Tuesday, 26 October 2010

Goldsmiths' Fair - The Other Side

Black jade earrings and brooch by Nicholas Yiannarakis

Platinum necklace by Tom Rucker
Here we are, the other side of Goldsmiths’ Fair.

This year, I was very pleased to be placed again in the drawing room (affectionately known as “the shiny room” owing to the higher-value work which tends to be displayed there). This space holds less than 20 exhibitors and is slightly more spacious (and much cooler) than the livery hall. As ever, I was surrounded by an array of humbling work. My next-door neighbour this year was Tom Rucker, who laser welds amazing Buckminster Fuller-esque structures from platinum wire. Opposite me was a former stand-mate, Nicholas Yiannarakis, whose tactile and elegant stone carvings are somehow both precise and organic. I was surrounded by outstanding work by brilliant designers and craftspeople, but what is perhaps more important is that these are people I am happy to be stuck spending a week with. And what better place to spend it!
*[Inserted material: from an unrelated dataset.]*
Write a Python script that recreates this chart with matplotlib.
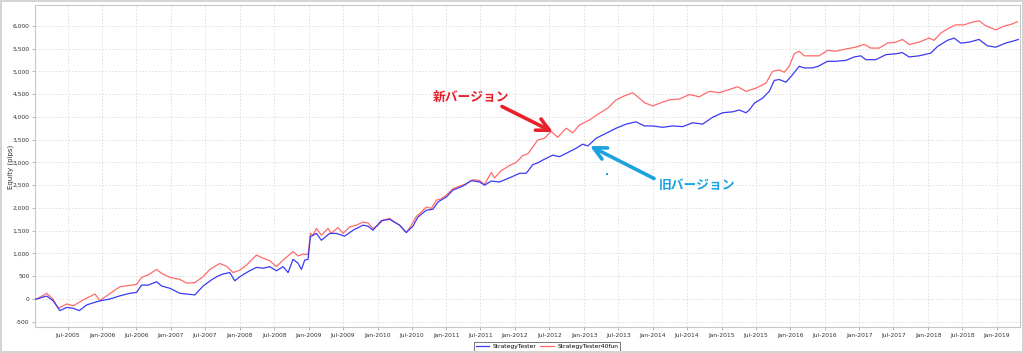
import datetime as dt
import matplotlib
matplotlib.use("Agg")
import matplotlib.pyplot as plt
import matplotlib.dates as mdates
from matplotlib.ticker import FuncFormatter, MultipleLocator
from matplotlib.patches import Rectangle

# ---- data (decimal year, equity in pips) ----
old_years = [2005.000, 2005.048, 2005.193, 2005.284, 2005.386, 2005.483, 2005.579, 2005.666, 2005.774,
             2005.919, 2005.991, 2006.112, 2006.257, 2006.402, 2006.499, 2006.572, 2006.668, 2006.790,
             2006.862, 2006.983, 2007.128, 2007.225, 2007.345, 2007.466, 2007.587, 2007.683, 2007.756,
             2007.853, 2007.926, 2007.999, 2008.119, 2008.241, 2008.337, 2008.434, 2008.531, 2008.627,
             2008.700, 2008.772, 2008.845, 2008.894, 2008.942, 2008.990, 2009.025, 2009.112, 2009.184,
             2009.305, 2009.402, 2009.522, 2009.643, 2009.788, 2009.861, 2009.933, 2010.055, 2010.176,
             2010.321, 2010.418, 2010.514, 2010.587, 2010.708, 2010.804, 2010.877, 2010.999, 2011.094,
             2011.240, 2011.361, 2011.482, 2011.555, 2011.652, 2011.772, 2011.917, 2012.063, 2012.160,
             2012.255, 2012.328, 2012.400, 2012.546, 2012.643, 2012.788, 2012.885, 2012.981, 2013.054,
             2013.176, 2013.321, 2013.466, 2013.611, 2013.756, 2013.877, 2013.997, 2014.142, 2014.287,
             2014.432, 2014.578, 2014.723, 2014.868, 2015.013, 2015.158, 2015.255, 2015.353, 2015.401,
             2015.474, 2015.594, 2015.691, 2015.764, 2015.836, 2015.933, 2016.029, 2016.126, 2016.199,
             2016.319, 2016.402, 2016.537, 2016.659, 2016.804, 2016.925, 2017.022, 2017.094, 2017.239,
             2017.384, 2017.530, 2017.626, 2017.723, 2017.868, 2018.038, 2018.135, 2018.280, 2018.377,
             2018.473, 2018.594, 2018.739, 2018.859, 2018.981, 2019.126, 2019.271, 2019.309]
old_equity = [0, 0, 65, -35, -255, -185, -205, -255, -130,
              -60, -35, 0, 70, 125, 145, 305, 305, 380,
              285, 235, 125, 110, 90, 285, 420, 505, 550,
              580, 400, 490, 600, 695, 675, 710, 620, 710,
              580, 870, 785, 650, 855, 870, 1370, 1440, 1290,
              1440, 1440, 1380, 1510, 1620, 1600, 1510, 1720, 1750,
              1620, 1460, 1600, 1800, 1950, 1970, 2130, 2240, 2390,
              2480, 2600, 2570, 2500, 2590, 2570, 2660, 2760, 2760,
              2950, 2990, 3050, 3160, 3125, 3235, 3310, 3400, 3360,
              3530, 3640, 3750, 3840, 3890, 3800, 3800, 3770, 3800,
              3785, 3870, 3840, 3990, 4090, 4110, 4150, 4090, 4150,
              4300, 4410, 4560, 4800, 4820, 4760, 4925, 5110, 5075,
              5075, 5110, 5220, 5220, 5240, 5315, 5340, 5255, 5255,
              5365, 5385, 5410, 5315, 5340, 5400, 5545, 5680, 5730,
              5620, 5640, 5700, 5560, 5530, 5620, 5680, 5700]

new_years = [2005.000, 2005.048, 2005.193, 2005.284, 2005.361, 2005.483, 2005.579, 2005.724, 2005.894,
             2005.967, 2006.112, 2006.257, 2006.402, 2006.499, 2006.572, 2006.668, 2006.790, 2006.862,
             2006.983, 2007.128, 2007.225, 2007.345, 2007.466, 2007.563, 2007.708, 2007.806, 2007.901,
             2007.999, 2008.096, 2008.241, 2008.337, 2008.434, 2008.531, 2008.627, 2008.772, 2008.845,
             2008.917, 2008.990, 2009.025, 2009.063, 2009.112, 2009.184, 2009.280, 2009.329, 2009.425,
             2009.498, 2009.595, 2009.692, 2009.788, 2009.861, 2009.933, 2010.006, 2010.078, 2010.176,
             2010.248, 2010.321, 2010.418, 2010.491, 2010.563, 2010.636, 2010.708, 2010.781, 2010.853,
             2010.926, 2010.999, 2011.094, 2011.192, 2011.289, 2011.385, 2011.482, 2011.555, 2011.652,
             2011.700, 2011.797, 2011.917, 2012.015, 2012.110, 2012.183, 2012.255, 2012.328, 2012.425,
             2012.522, 2012.618, 2012.740, 2012.836, 2012.933, 2013.078, 2013.224, 2013.344, 2013.466,
             2013.586, 2013.707, 2013.780, 2013.877, 2013.997, 2014.119, 2014.240, 2014.385, 2014.530,
             2014.675, 2014.820, 2014.965, 2015.086, 2015.231, 2015.353, 2015.498, 2015.643, 2015.739,
             2015.836, 2015.909, 2015.981, 2016.054, 2016.126, 2016.199, 2016.319, 2016.416, 2016.537,
             2016.659, 2016.804, 2016.949, 2017.070, 2017.167, 2017.287, 2017.408, 2017.530, 2017.626,
             2017.723, 2017.868, 2018.013, 2018.086, 2018.183, 2018.304, 2018.401, 2018.521, 2018.618,
             2018.739, 2018.836, 2018.981, 2019.102, 2019.222, 2019.295]
new_equity = [0, 0, 125, 0, -205, -110, -150, -20, 110,
              -35, 120, 270, 300, 320, 475, 530, 650, 565,
              475, 430, 350, 360, 490, 650, 780, 720, 580,
              635, 745, 965, 895, 840, 710, 855, 1040, 945,
              985, 980, 1440, 1400, 1550, 1400, 1550, 1440, 1570,
              1440, 1585, 1620, 1690, 1670, 1550, 1620, 1730, 1770,
              1690, 1620, 1460, 1620, 1810, 1910, 2020, 1990, 2170,
              2200, 2280, 2420, 2480, 2530, 2620, 2600, 2515, 2780,
              2660, 2820, 2930, 3000, 3150, 3190, 3340, 3490, 3530,
              3680, 3550, 3750, 3650, 3820, 3930, 4080, 4190, 4375,
              4460, 4530, 4440, 4310, 4240, 4310, 4375, 4390, 4490,
              4440, 4560, 4530, 4590, 4660, 4560, 4630, 4740, 5000,
              5030, 4980, 5110, 5385, 5440, 5340, 5340, 5340, 5460,
              5440, 5490, 5530, 5590, 5510, 5510, 5620, 5640, 5700,
              5590, 5640, 5730, 5680, 5840, 5950, 6020, 6020, 6070,
              6110, 6000, 5910, 5990, 6040, 6090]

series_names = ["StrategyTester", "StrategyTester40fun"]
y_label = "Equity (pips)"
new_label = "新バージョン"
old_label = "旧バージョン"


def to_date(y):
    return dt.datetime(2005, 1, 1) + dt.timedelta(days=(y - 2005) * 365.25)


plt.rcParams['font.family'] = ['DejaVu Sans']
fig = plt.figure(figsize=(10.24, 3.53), dpi=100)
fig.patch.set_facecolor('white')

# outer panel frame
for (x0, y0, w, h) in [(0, 0.993, 1, 0.007), (0, 0, 1, 0.006), (0, 0, 0.002, 1), (0.998, 0, 0.002, 1)]:
    fig.add_artist(Rectangle((x0, y0), w, h, transform=fig.transFigure,
                             facecolor='#d4d4d4', edgecolor='none'))

ax = fig.add_axes([35 / 1024, 1 - 327 / 353, 985 / 1024, 322 / 353])
ax.set_facecolor('white')

od = [to_date(y) for y in old_years]
nd = [to_date(y) for y in new_years]
ax.plot(od, old_equity, color='#3a3af5', lw=0.9, label=series_names[0], zorder=3)
ax.plot(nd, new_equity, color='#ff6b6b', lw=0.9, label=series_names[1], zorder=2)

ax.set_xlim(to_date(2005.023), to_date(2019.334))
ax.set_ylim(-615, 6456)
ax.yaxis.set_major_locator(MultipleLocator(500))
ax.yaxis.set_major_formatter(FuncFormatter(lambda v, p: f"{int(v):,}"))
ax.xaxis.set_major_locator(mdates.MonthLocator(bymonth=[1, 7]))
ax.xaxis.set_major_formatter(mdates.DateFormatter('%b-%Y'))

ax.grid(True, color='#dcdcdc', linestyle=(0, (2, 2)), lw=0.6)
ax.set_axisbelow(True)
for s in ax.spines.values():
    s.set_color('#c8c8c8')
    s.set_linewidth(0.8)
ax.tick_params(axis='both', labelsize=4.3, colors='#333333', length=2, width=0.5, pad=2)
ax.tick_params(axis='both', color='#999999')

fig.text(11 / 1024, 1 - 167 / 353, y_label, fontsize=5, color='#333333', rotation=90,
         ha='center', va='center')

leg = ax.legend(loc='upper center', bbox_to_anchor=(0.52, -0.036), ncol=2, fontsize=4.3,
                frameon=True, fancybox=False, edgecolor='#555555', handlelength=2.2,
                handletextpad=0.6, columnspacing=0.6, borderpad=0.35)
leg.get_frame().set_linewidth(0.7)
for line in leg.get_lines():
    line.set_linewidth(0.9)

# annotations
jp = ['Noto Sans CJK JP', 'DejaVu Sans']
red = '#e8202a'
cyan = '#1aa3e0'

fig.text(471 / 1024, 1 - 97 / 353, new_label, fontsize=9.2, fontweight='bold', color=red,
         family=jp, ha='center', va='center')
fig.text(697 / 1024, 1 - 186 / 353, old_label, fontsize=9.2, fontweight='bold', color=cyan,
         family=jp, ha='center', va='center')

ax.annotate('', xy=(553 / 1024, 1 - 132 / 353), xytext=(502 / 1024, 1 - 106.5 / 353),
            xycoords='figure fraction', textcoords='figure fraction',
            arrowprops=dict(arrowstyle='->,head_length=0.9,head_width=0.45', color=red, lw=2.6,
                            shrinkA=0, shrinkB=0))
ax.annotate('', xy=(590 / 1024, 1 - 146 / 353), xytext=(654 / 1024, 1 - 178.5 / 353),
            xycoords='figure fraction', textcoords='figure fraction',
            arrowprops=dict(arrowstyle='->,head_length=0.9,head_width=0.45', color=cyan, lw=2.6,
                            shrinkA=0, shrinkB=0))
fig.add_artist(Rectangle((606 / 1024, 1 - 175 / 353), 2 / 1024, 2 / 353, transform=fig.transFigure,
                         facecolor=cyan, edgecolor='none'))

fig.savefig('out.png', dpi=100)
The punters at Goldsmiths’ Fair are superbly appreciative. Never in the week did I feel I had to “sell” my work. These people know what they’re looking at and they recognise the effort and skill that goes into designing and making it. Contrast this with other fairs I’ve done in the past (and I blame myself for trying to pitch my jewellery to the wrong audience) where my pieces have been met with blank looks from a bling-hungry public, or worse – gasps of incredulity at the prices. But the admiring crowd at Goldsmiths’ makes all the hard work feel worthwhile; I feel vindicated in my dedication to designing and making beautiful, delicate, intricate pieces of jewellery.

All that preparation, the late nights, the running out to the stationers to get printer cartridges to chug out those last-minute price lists, the hobbling into the street in too-high heels to get a taxi to Goldsmiths’ Hall, giant suitcase in one hand, massive A0 poster in the other, plus a laundry bag full of acrylic display blocks slung over one shoulder. It’s not a glamorous job, getting ready for a show. But once you’re standing there behind your stand, with your work lit up and looking sparkly, and a glass of wine in your hand, life is good.